_Written task_.
Reproduce the lines exactly, beginning with the line that has "Recreate this image" and ending with the line that has "var tempDomain = [-242.5, 155];". Images are left out.

+++ Data to use

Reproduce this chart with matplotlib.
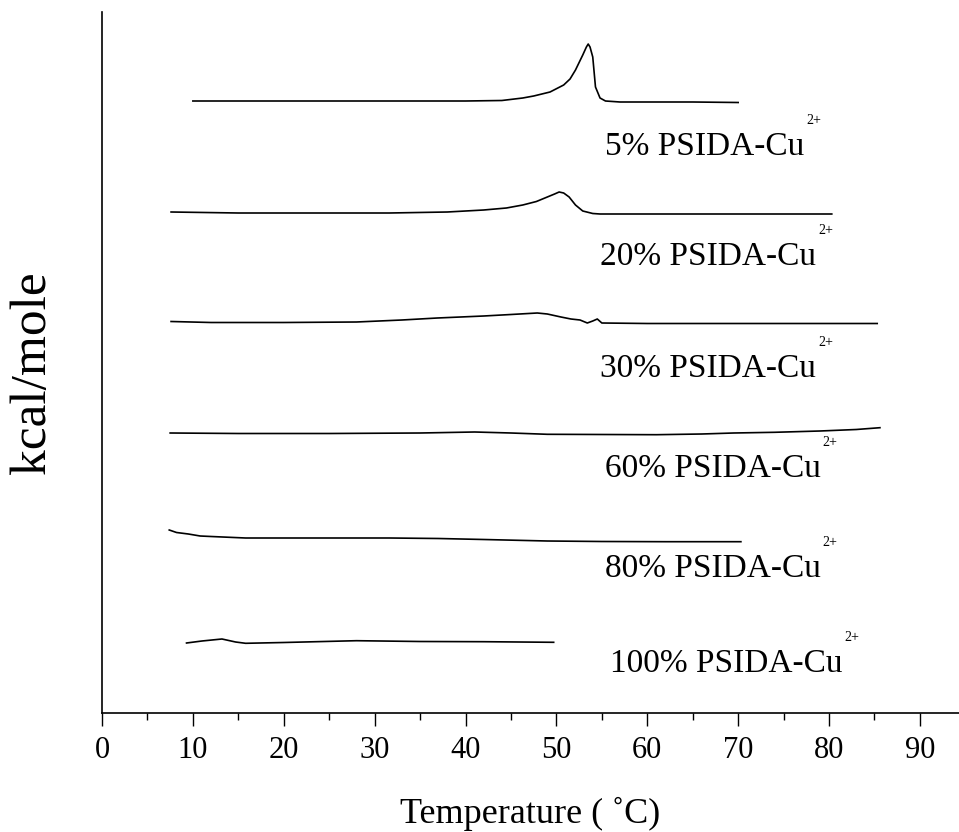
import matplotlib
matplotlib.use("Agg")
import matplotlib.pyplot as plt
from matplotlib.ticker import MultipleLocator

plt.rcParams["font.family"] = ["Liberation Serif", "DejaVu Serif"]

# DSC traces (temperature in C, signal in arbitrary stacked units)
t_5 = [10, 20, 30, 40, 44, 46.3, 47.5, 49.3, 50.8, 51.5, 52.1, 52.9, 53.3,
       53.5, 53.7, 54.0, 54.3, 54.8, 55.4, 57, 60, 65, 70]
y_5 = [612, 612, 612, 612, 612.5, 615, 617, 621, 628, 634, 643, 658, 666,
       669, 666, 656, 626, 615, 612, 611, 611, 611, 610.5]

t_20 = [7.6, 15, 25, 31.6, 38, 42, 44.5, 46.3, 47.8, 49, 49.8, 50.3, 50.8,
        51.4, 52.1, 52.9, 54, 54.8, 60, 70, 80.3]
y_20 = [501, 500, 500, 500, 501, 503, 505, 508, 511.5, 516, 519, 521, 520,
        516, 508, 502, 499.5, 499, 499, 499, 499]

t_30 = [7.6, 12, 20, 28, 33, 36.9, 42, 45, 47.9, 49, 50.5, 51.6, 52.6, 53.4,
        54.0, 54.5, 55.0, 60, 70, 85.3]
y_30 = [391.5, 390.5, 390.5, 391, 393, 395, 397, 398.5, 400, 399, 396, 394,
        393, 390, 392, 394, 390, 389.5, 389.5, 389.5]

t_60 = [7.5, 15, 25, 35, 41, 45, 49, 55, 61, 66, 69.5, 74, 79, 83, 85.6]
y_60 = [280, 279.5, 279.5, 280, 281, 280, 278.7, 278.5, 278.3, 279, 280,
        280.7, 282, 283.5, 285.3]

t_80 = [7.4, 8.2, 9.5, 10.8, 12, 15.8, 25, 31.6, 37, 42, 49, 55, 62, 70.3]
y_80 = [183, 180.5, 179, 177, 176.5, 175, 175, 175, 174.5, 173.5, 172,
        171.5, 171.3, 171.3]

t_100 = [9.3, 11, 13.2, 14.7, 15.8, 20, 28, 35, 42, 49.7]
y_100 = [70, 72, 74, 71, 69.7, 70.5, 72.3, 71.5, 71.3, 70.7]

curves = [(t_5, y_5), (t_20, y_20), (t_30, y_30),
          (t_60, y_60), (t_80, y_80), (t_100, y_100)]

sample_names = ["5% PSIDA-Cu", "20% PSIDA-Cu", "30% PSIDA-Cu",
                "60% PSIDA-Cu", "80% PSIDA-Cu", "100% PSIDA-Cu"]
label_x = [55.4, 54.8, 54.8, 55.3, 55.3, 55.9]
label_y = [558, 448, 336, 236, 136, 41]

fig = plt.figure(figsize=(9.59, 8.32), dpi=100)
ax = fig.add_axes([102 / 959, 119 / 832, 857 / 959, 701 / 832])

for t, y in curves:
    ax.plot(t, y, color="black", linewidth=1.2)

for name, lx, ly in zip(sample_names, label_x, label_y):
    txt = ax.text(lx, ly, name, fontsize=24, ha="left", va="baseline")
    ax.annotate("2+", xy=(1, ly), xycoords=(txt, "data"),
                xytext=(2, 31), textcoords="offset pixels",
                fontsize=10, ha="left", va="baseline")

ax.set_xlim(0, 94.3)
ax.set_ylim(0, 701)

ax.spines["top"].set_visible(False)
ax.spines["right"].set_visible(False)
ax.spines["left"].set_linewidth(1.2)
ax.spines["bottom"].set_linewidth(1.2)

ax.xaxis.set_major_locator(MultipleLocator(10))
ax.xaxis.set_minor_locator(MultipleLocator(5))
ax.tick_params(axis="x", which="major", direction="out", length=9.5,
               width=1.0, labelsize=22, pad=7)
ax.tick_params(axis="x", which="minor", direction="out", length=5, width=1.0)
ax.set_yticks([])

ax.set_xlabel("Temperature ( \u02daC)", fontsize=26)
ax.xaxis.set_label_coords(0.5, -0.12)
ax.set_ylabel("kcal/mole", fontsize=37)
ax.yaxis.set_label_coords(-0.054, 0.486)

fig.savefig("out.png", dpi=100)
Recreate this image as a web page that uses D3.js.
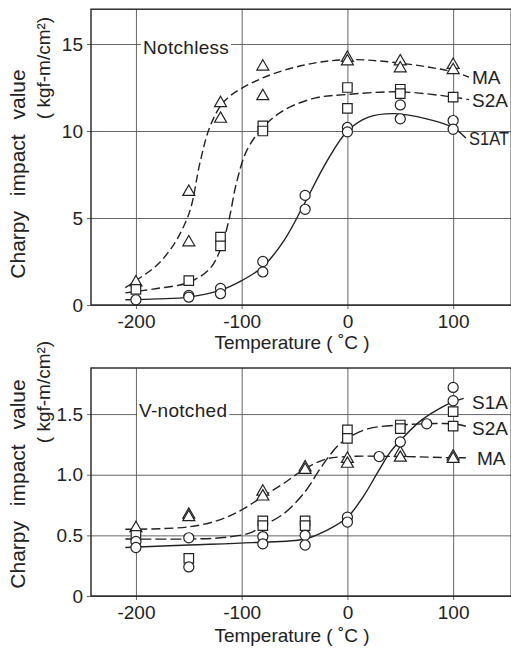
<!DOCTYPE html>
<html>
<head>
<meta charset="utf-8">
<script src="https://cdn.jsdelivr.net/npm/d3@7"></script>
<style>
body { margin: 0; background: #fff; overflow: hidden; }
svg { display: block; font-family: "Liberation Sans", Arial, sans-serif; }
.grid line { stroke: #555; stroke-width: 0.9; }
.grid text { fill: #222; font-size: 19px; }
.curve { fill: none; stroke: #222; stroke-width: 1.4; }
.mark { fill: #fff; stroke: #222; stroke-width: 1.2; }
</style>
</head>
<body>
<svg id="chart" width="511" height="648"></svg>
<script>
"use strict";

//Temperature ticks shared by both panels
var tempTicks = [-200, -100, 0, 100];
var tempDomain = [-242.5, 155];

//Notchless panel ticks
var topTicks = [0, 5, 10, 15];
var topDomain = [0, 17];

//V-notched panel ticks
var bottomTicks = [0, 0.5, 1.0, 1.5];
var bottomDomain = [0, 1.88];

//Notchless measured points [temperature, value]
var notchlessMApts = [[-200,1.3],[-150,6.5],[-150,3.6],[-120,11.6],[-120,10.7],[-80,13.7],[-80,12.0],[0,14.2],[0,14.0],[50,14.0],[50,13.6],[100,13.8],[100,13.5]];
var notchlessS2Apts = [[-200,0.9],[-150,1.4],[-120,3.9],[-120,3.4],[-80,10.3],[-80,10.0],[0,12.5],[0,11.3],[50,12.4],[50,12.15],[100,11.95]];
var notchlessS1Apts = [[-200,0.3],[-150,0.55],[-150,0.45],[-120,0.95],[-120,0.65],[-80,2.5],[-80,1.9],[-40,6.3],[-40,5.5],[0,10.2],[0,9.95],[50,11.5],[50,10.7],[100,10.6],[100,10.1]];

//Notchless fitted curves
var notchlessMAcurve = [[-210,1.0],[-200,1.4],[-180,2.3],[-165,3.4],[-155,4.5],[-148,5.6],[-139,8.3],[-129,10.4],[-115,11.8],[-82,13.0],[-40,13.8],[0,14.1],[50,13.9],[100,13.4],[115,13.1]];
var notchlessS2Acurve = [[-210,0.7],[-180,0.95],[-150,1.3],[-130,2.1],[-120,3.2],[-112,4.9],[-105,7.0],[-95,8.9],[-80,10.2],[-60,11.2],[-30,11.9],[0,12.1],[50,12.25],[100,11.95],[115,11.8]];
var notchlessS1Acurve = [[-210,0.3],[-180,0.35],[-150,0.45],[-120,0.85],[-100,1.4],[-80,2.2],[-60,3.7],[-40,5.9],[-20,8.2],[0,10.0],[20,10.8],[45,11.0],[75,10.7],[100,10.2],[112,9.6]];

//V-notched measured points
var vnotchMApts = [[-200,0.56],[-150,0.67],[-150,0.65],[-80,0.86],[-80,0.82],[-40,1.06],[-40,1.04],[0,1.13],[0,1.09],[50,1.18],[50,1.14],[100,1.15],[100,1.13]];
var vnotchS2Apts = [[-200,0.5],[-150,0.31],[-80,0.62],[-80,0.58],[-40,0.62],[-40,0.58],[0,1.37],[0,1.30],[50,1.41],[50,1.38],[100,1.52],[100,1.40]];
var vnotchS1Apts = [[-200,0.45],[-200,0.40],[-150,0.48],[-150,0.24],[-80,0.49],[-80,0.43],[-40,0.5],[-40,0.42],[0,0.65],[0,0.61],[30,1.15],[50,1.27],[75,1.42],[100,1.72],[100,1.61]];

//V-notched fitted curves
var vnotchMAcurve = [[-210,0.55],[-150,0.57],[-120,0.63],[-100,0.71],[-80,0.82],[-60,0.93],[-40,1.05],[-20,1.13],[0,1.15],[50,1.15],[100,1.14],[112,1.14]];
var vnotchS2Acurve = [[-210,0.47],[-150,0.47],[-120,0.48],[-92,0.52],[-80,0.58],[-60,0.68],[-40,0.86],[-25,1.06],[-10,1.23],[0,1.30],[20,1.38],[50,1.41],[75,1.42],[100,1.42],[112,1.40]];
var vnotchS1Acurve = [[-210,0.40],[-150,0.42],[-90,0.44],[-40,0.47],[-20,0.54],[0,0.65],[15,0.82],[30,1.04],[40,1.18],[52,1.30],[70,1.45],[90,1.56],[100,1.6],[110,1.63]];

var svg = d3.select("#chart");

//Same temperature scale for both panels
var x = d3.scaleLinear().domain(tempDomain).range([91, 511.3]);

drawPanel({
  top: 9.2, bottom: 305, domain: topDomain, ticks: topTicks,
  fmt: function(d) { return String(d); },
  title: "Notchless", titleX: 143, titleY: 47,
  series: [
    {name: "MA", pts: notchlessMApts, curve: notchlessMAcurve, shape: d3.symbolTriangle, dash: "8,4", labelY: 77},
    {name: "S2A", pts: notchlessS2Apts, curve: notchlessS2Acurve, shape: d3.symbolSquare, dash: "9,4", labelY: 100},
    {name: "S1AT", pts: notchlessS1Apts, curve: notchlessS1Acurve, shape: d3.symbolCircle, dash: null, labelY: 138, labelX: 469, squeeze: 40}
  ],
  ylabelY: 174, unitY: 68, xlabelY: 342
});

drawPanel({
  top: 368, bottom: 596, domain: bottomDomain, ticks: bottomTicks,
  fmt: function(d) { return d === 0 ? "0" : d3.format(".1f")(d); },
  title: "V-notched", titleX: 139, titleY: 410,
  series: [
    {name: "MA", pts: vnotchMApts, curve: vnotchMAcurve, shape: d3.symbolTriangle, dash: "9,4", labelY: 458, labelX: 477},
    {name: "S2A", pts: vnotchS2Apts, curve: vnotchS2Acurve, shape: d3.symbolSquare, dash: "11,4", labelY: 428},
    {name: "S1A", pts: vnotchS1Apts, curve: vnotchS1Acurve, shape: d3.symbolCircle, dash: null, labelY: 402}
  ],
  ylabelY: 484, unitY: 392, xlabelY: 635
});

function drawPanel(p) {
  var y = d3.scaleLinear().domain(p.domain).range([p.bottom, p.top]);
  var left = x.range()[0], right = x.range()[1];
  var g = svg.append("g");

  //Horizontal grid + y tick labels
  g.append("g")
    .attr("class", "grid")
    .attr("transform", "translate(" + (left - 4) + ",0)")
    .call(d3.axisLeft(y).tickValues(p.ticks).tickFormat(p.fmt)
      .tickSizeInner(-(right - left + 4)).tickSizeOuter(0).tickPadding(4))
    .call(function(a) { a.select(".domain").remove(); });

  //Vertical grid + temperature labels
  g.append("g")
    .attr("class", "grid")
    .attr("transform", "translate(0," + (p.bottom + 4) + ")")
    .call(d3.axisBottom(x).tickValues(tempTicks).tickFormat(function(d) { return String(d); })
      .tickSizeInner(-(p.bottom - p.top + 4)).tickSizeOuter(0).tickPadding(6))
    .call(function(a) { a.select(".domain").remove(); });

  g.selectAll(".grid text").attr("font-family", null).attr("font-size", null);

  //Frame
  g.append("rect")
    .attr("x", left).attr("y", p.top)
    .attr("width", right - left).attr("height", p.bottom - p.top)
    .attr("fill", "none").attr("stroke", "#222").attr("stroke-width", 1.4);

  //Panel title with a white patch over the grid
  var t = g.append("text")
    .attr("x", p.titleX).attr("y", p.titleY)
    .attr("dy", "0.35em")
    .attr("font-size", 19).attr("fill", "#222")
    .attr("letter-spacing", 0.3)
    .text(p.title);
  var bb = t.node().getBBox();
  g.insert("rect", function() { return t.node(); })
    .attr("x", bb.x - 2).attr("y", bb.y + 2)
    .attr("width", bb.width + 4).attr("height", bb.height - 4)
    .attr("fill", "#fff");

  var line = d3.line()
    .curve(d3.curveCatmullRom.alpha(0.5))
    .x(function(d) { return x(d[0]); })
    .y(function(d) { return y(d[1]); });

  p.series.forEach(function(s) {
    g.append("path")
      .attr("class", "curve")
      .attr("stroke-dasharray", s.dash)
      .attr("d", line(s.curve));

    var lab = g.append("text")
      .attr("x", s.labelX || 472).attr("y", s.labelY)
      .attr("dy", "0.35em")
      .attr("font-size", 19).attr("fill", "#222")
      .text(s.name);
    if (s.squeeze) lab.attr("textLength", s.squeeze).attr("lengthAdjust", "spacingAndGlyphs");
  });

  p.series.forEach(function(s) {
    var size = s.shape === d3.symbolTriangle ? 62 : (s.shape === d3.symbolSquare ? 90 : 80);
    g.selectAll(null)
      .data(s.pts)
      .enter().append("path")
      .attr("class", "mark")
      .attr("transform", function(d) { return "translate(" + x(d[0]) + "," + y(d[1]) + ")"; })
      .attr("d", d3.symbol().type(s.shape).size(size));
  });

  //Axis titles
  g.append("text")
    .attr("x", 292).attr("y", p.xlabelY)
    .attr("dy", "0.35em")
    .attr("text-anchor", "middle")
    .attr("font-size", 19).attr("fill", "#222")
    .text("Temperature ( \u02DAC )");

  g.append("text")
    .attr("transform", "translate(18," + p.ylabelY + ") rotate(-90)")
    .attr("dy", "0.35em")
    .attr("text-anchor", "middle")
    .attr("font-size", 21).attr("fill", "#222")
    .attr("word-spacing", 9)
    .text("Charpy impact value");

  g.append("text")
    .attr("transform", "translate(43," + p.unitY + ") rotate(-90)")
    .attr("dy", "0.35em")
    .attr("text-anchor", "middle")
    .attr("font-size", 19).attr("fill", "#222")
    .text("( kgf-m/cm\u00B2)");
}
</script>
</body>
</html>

++++++

_Exercise result_.
Recreate this image as a web page that uses D3.js.
<!DOCTYPE html>
<html>
<head>
<meta charset="utf-8">
<script src="https://cdn.jsdelivr.net/npm/d3@7"></script>
<style>
body { margin: 0; background: #fff; overflow: hidden; }
svg { display: block; font-family: "Liberation Sans", Arial, sans-serif; }
.grid line { stroke: #555; stroke-width: 0.9; }
.grid text { fill: #222; font-size: 19px; }
.curve { fill: none; stroke: #222; stroke-width: 1.4; }
.mark { fill: #fff; stroke: #222; stroke-width: 1.2; }
</style>
</head>
<body>
<svg id="chart" width="511" height="648"></svg>
<script>
"use strict";

//Temperature ticks shared by both panels
var tempTicks = [-200, -100, 0, 100];
var tempDomain = [-242.5, 155];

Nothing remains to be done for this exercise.